→ Exercise directions: Print, word for word, the opening line of the data below and every line after it through the line that contains "Scatter, XAxis, YAxis", but not the pictures.

→ Provided material:
####

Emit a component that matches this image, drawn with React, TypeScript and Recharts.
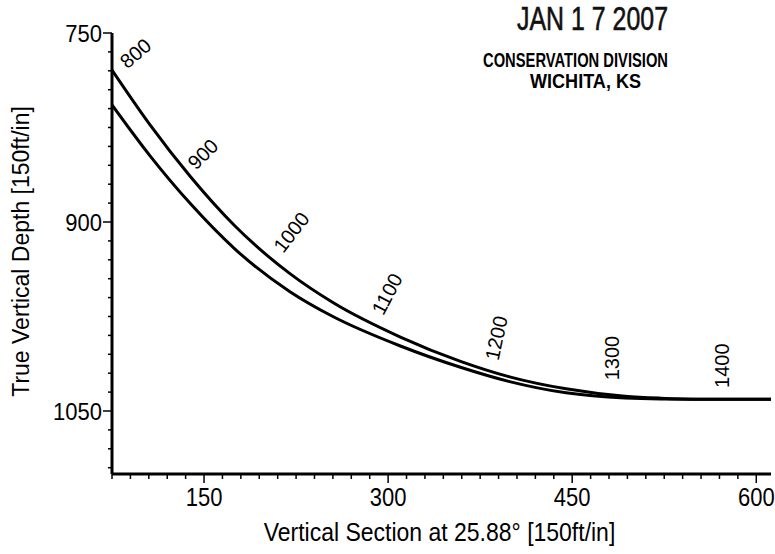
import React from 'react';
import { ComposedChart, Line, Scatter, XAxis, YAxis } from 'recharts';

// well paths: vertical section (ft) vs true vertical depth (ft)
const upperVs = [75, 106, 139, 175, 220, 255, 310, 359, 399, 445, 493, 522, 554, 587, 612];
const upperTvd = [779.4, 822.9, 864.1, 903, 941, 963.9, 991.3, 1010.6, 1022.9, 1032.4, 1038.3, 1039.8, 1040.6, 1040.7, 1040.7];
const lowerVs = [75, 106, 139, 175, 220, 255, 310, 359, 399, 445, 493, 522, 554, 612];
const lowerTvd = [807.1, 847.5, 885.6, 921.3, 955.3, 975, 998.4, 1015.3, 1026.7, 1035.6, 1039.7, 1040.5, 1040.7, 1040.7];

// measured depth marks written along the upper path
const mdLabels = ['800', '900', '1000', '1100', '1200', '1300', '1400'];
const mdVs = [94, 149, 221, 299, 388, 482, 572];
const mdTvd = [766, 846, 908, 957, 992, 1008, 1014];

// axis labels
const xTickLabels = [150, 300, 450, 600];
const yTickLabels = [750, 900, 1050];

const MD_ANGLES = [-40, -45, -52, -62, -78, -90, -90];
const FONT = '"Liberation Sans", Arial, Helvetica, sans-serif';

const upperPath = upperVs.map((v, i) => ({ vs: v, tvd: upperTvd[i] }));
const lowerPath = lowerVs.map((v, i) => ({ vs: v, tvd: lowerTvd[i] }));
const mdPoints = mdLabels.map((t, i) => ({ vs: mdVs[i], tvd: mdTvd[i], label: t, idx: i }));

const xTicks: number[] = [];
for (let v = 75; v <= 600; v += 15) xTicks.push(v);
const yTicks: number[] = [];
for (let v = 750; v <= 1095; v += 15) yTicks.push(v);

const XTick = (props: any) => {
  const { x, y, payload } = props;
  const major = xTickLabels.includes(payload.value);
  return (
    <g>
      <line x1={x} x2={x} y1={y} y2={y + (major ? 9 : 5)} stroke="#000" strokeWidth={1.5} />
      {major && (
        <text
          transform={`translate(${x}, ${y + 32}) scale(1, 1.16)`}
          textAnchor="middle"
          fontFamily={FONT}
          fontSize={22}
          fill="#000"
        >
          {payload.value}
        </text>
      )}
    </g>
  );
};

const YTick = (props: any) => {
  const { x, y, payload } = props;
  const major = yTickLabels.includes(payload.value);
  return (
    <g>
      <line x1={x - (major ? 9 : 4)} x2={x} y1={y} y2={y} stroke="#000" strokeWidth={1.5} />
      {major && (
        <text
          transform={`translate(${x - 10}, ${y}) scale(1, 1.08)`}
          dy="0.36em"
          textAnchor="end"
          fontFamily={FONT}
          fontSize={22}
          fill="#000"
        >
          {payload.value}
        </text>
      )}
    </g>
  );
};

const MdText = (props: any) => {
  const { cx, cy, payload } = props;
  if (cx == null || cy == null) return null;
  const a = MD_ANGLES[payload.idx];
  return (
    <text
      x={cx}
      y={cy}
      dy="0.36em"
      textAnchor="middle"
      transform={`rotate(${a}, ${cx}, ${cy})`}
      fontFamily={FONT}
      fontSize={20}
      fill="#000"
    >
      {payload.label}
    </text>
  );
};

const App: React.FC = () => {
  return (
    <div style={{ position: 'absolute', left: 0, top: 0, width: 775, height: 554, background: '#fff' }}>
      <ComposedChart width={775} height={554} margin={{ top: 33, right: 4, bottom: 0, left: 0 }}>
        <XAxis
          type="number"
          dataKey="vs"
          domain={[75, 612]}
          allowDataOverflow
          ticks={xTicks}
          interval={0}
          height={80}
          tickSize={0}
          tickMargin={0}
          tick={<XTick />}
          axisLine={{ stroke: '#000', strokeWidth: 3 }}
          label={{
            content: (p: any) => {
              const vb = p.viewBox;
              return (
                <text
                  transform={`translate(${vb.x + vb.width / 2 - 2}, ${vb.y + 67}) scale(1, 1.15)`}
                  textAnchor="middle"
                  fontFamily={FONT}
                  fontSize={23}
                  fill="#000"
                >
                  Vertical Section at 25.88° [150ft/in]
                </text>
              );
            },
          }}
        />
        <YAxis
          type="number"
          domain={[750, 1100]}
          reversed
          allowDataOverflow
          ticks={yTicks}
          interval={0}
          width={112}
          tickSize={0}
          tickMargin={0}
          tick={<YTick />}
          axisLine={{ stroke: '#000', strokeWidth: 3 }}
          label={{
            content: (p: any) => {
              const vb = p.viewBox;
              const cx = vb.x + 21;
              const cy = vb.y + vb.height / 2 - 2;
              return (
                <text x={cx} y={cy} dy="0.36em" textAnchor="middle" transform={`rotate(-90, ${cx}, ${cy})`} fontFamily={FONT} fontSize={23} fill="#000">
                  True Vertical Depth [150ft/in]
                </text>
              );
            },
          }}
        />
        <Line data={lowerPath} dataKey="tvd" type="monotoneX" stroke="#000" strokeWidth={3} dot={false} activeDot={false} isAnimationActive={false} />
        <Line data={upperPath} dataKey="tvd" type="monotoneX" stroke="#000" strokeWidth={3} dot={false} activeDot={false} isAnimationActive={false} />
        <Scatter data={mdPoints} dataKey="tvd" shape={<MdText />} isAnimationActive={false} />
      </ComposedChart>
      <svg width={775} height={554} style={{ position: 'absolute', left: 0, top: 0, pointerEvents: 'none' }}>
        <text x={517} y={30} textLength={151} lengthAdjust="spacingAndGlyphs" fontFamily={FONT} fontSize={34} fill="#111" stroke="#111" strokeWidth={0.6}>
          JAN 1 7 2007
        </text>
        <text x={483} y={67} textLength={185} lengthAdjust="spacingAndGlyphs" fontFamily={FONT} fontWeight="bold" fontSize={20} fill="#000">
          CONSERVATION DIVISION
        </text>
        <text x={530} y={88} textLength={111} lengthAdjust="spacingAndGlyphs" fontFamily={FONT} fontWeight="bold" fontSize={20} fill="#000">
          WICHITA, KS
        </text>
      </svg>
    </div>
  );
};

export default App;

####

→ Reply to the task:
Emit a component that matches this image, drawn with React, TypeScript and Recharts.
import React from 'react';
import { ComposedChart, Line, Scatter, XAxis, YAxis } from 'recharts';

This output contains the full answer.